Welcome---Insulation is a good idea---it is absolutely necessary on an outside wall and good for sound deadening on inside walls--

What type you use has a lot to do with what you are putting over it---

Green board should not be used in a wet area---so no green board in the shower or on the tub surround walls---

If you are tiling, use Durrock or other tile backer---If you want a top notch job--waterproof the surface with Red Guard or other surface membrane before tiling.

Tile and grout are not waterproof---some moisture will work its way past the grout----the waterproofing is your insurance---

If you waterproof the surface use unfaced insulation---If not? Some use unfaced and then line the wall with plastic before adding the tile backer--


----------



## drewgost (Jun 29, 2012)

Thanks oh'mike, a friend who is very involved with renovating, says absolutely to use greenboard. There will be no tile, I am putting in a 4 piece tub/shower, so the greenboard will only be about 12" from ceiling to shower wall then painted.
Would love to hear more on the type of wallboard to use. I won't be installing wall board until tomorrow (Sunday the 16th) 

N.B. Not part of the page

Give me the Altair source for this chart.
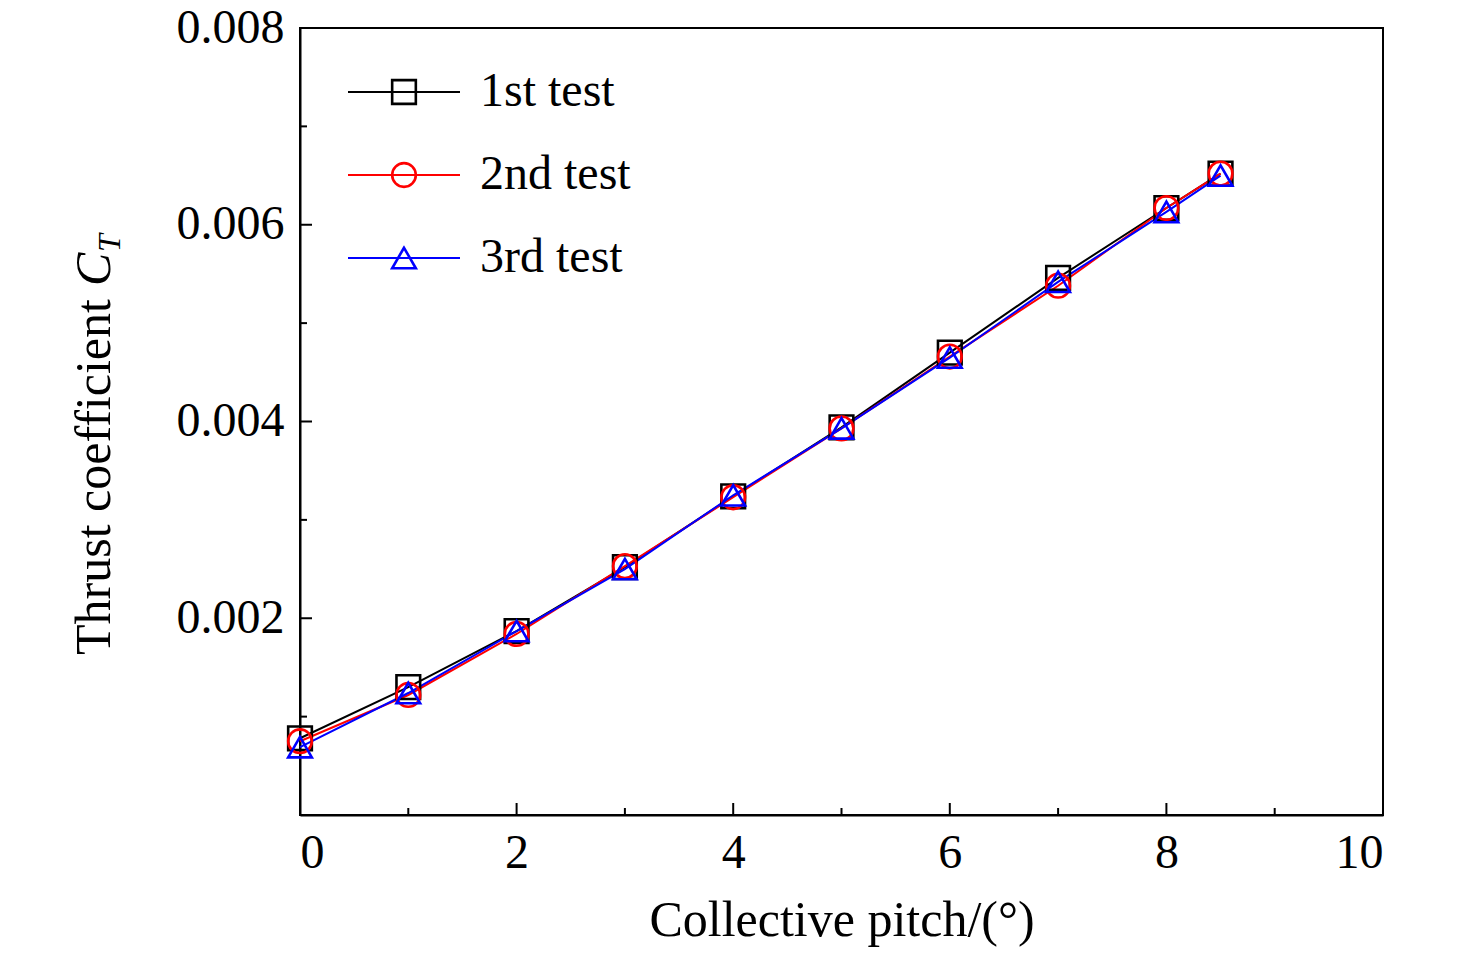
import altair as alt
import pandas as pd

pitch = [0, 1, 2, 3, 4, 5, 6, 7, 8, 8.5]
t1 = [0.00078, 0.00130, 0.00187, 0.00252, 0.00324, 0.00394, 0.00470, 0.00546, 0.00617, 0.00652]
t2 = [0.00075, 0.00122, 0.00184, 0.00253, 0.00323, 0.00393, 0.00466, 0.00538, 0.00617, 0.00652]
t3 = [0.00069, 0.00124, 0.00187, 0.00250, 0.00325, 0.00393, 0.00465, 0.00542, 0.00613, 0.00650]
names = ["1st test", "2nd test", "3rd test"]
colors = ["#000000", "#ff0000", "#0000ff"]
shapes = ["square", "circle", "triangle-up"]
x_major = [0, 2, 4, 6, 8, 10]
x_minor = [1, 3, 5, 7, 9]
y_major = [0.002, 0.004, 0.006, 0.008]
y_minor = [0.001, 0.003, 0.005, 0.007]

rows = []
for n, s in zip(names, [t1, t2, t3]):
    for x, y in zip(pitch, s):
        rows.append({"x": x, "y": y, "s": n})
df = pd.DataFrame(rows)

W, H = 1083, 787
font = "Liberation Serif"
xs = alt.Scale(domain=[0, 10], nice=False)
ys = alt.Scale(domain=[0, 0.008], nice=False)
col = alt.Color("s:N", scale=alt.Scale(domain=names, range=colors), legend=None)

xaxis = alt.Axis(values=x_major, format="d", tickSize=0, labelFontSize=48, labelFont=font,
                 titleFont=font, titleFontSize=50, titleFontWeight="normal", labelPadding=14,
                 titlePadding=18, grid=False, domainColor="black", domainWidth=2, labelColor="black",
                 titleColor="black")
yaxis = alt.Axis(values=y_major, format=".3f", tickSize=0, labelFontSize=48, labelFont=font,
                 title=None, labelPadding=16, grid=False, domainColor="black", domainWidth=2,
                 labelColor="black")

lines = alt.Chart(df).mark_line(strokeWidth=2).encode(
    x=alt.X("x:Q", scale=xs, axis=xaxis, title="Collective pitch/(°)"),
    y=alt.Y("y:Q", scale=ys, axis=yaxis),
    color=col, detail="s:N")
pts = alt.Chart(df).mark_point(size=560, strokeWidth=2.6, filled=False, opacity=1).encode(
    x=alt.X("x:Q", scale=xs), y=alt.Y("y:Q", scale=ys), color=col,
    shape=alt.Shape("s:N", scale=alt.Scale(domain=names, range=shapes), legend=None))

def xt(vals, L):
    return alt.Chart(pd.DataFrame({"v": vals})).mark_rule(color="black", strokeWidth=2).encode(
        x=alt.X("v:Q", scale=xs), y=alt.value(H), y2=alt.value(H - L))
def yt(vals, L):
    return alt.Chart(pd.DataFrame({"v": vals})).mark_rule(color="black", strokeWidth=2).encode(
        y=alt.Y("v:Q", scale=ys), x=alt.value(0), x2=alt.value(L))

leg = pd.DataFrame({"s": names, "ly": [64, 147, 230]})
legl = alt.Chart(leg).mark_rule(strokeWidth=2).encode(
    x=alt.value(48), x2=alt.value(160), y=alt.Y("ly:Q", scale=None), color=col)
legp = alt.Chart(leg).mark_point(size=560, strokeWidth=2.6, filled=False, opacity=1).encode(
    x=alt.value(104), y=alt.Y("ly:Q", scale=None), color=col,
    shape=alt.Shape("s:N", scale=alt.Scale(domain=names, range=shapes), legend=None))
legt = alt.Chart(leg).mark_text(align="left", baseline="middle", font=font, fontSize=48, color="black").encode(
    x=alt.value(180), y=alt.Y("ly:Q", scale=None), text="s:N")

ytitle = pd.DataFrame({"t": ["Thrust coefficient "], "c": ["C"], "sub": ["T"]})
yt1 = alt.Chart(ytitle).mark_text(align="left", baseline="middle", angle=270, font=font,
                                  fontSize=50, color="black").encode(
    x=alt.value(-205), y=alt.value(627), text="t:N")
yt2 = alt.Chart(ytitle).mark_text(align="left", baseline="middle", angle=270, font=font,
                                  fontSize=50, fontStyle="italic", color="black").encode(
    x=alt.value(-205), y=alt.value(258), text="c:N")
yt3 = alt.Chart(ytitle).mark_text(align="left", baseline="middle", angle=270, font=font,
                                  fontSize=32, fontStyle="italic", color="black").encode(
    x=alt.value(-190), y=alt.value(224), text="sub:N")

chart = alt.layer(lines, pts, xt(x_major, 12), xt(x_minor, 7), yt(y_major, 12), yt(y_minor, 7),
                  legl, legp, legt, yt1, yt2, yt3).properties(
    width=W, height=H, autosize=alt.AutoSizeParams(type="none"),
    padding={"left": 292, "top": 20, "right": 60, "bottom": 150}
).configure_view(stroke="black", strokeWidth=2)

chart.save("out.html", embed_options={"renderer": "svg", "actions": False})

Thanks for your time. great site,
Drew


----------



## joecaption (Nov 30, 2011)

What do you plan on doing with the walls in the wet area?
Tile, enclosure?


----------



## oh'mike (Sep 18, 2009)

You can use regular drywall----when properly painted--primer and two top coats--it will be fine---there is no advantage to green board in the dry areas that I have found----


----------



## drewgost (Jun 29, 2012)

Not sure of your question Joe, but there is a 12" gap from the top of the shower wall (meaning the 4 piece tub/shower )http://www.maax.com/en/utilitypages/productdetail.aspx?productID=%7BF72839E9-B11F-40FC-8E3A-32DE619BE09A%7D to the ceiling, my plan is to just tape the joints and paint it.

Thanks,

Drew


----------



## oh'mike (Sep 18, 2009)

If you are new at drywall taping look into some of the threads on drywall taping--there are three different types of mud--each has its use---


----------



## Dave Sal (Dec 20, 2012)

About 15 years ago I found that my shower wall had been damaged by water intrusion through the grout over time. I didn't have the time to do a proper tile job so I put up one of those three piece shower kits over the tub, similar to what you plan on using except without the tub. It looked nice for a few months but then started showing scratches from cleaning. I ended up hating it, tore it all down, and started from scratch. New insulation, vapor barrier, anti-scald shower valve, DuRock cement board and tile. I didn't know about the Schluter Kerdi system or I would have used that as well. Even so, my shower's gonna last a long time and looks much better than the shower enclosure.


----------